Question

The net charge difference across the membrane, just like the charge difference across the plates of a capacitor, is what leads to the voltage across the membrane. How much excess charge (in picocoulombs, where 1 pc = 1x10-12 C) must lie on either side of the membrane of an axon of length 3 cm to provide this potential difference (0.07 V) across the membrane? You may consider that a net positive charge with this value lies just outside the axon cell wall, and a negative charge with this value lies just inside cell wall, like the equal and opposite charges on capacitor plates.

Answer 1

Answer:

Assuming that the radius of the axon is 1 $\mu\text{m}$ and that the thickness of the membrane is $9\,\text{nm}$, $Q\approx13 \, \text{pC}$

Explanation:

So this is basically the problem of a cylindrical capacitor.

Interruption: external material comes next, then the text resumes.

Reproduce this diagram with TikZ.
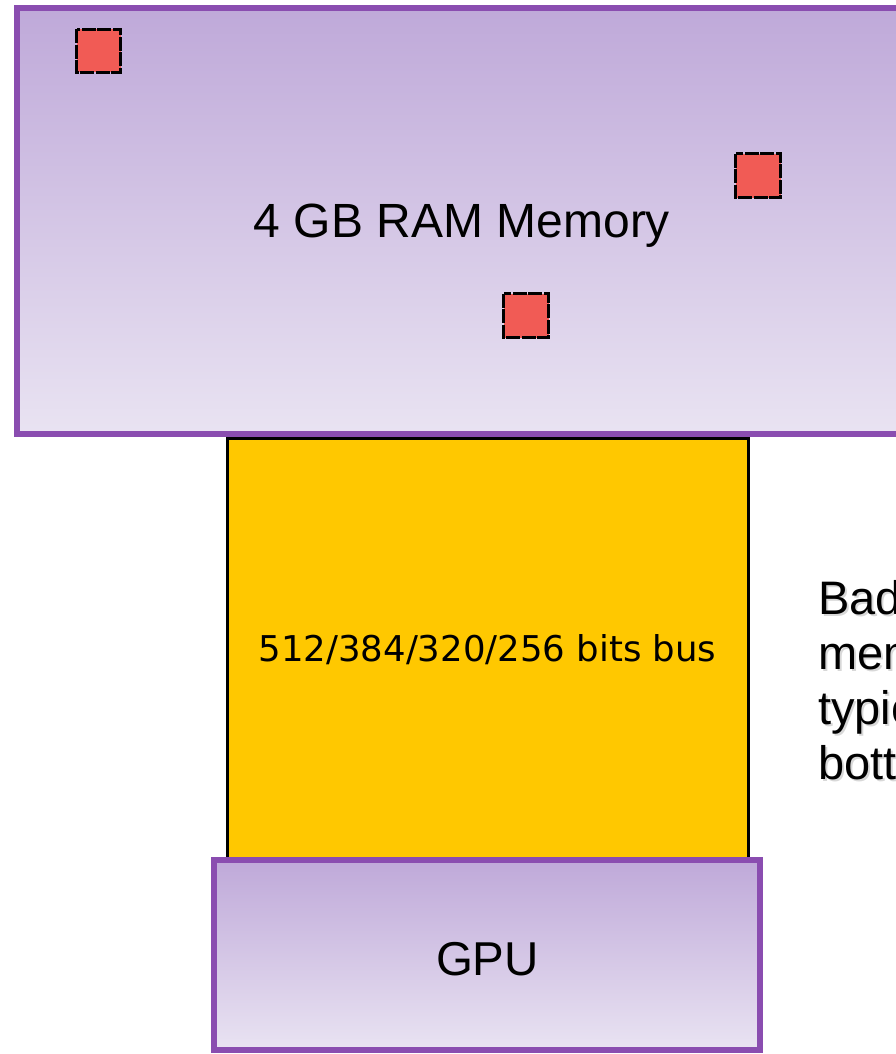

You have a very long cylinder, compared to its radius, so the approximation of an infinite cylinder works quite well. For an infinite cylinder, electric field is perpendicular to the surface of the inner face of the membrane of the axon. Consider the gaussian surface of a solid cylinder with radius r and hight L. Then Gauss' law,

$\oint_{\partial V}\vec{E}\cdot d\vec{A}=\frac{Q}{\epsilon_0}$,

being $\partial V$ the surface of the gaussian surface and $Q$ the total charge inside it, Gauss' law becomes

$EA=\frac{Q}{\epsilon_0}\Rightarrow\vec{E}=\frac{Q}{\epsilon_0A}\hat{r}.$

The area A is that of the cylinder (without top and base), A=$2\pi r L$. Now, to obtain the potential difference we integrate in a path that is a straight line in the direction of the radial vector $\hat{r}$, and between the radius of the Axon, say $R=1 \mu\text{m}$ and the radius plus its thickness, $thick=9\text{nm}$

$V=-\oint\vec{E}\cdot d\hat{r}=-\int_{R}^{R+thick}\frac{Q}{\epsilon_0r2\pi L}\hat{r}\cdot \hat{r}=-\frac{Q}{\epsilon_02\pi L}\ln(\frac{R+thick}{R})$. So the net charge is given by $Q=\dfrac{V2\pi L\epsilon_0}{\ln(\frac{R+thick}{R})}$, ( the - sign is unimportant here as we are interested in the value of the charge). Computing all the numbers,

$Q=\dfrac{0.07 V 8.85\times10^{-12}F/m*0.03m}{\ln(\frac{1\times10^{-6}+9\times10^{-9}}{1\times10^{-6}})}\approx 13 \text{pC}$.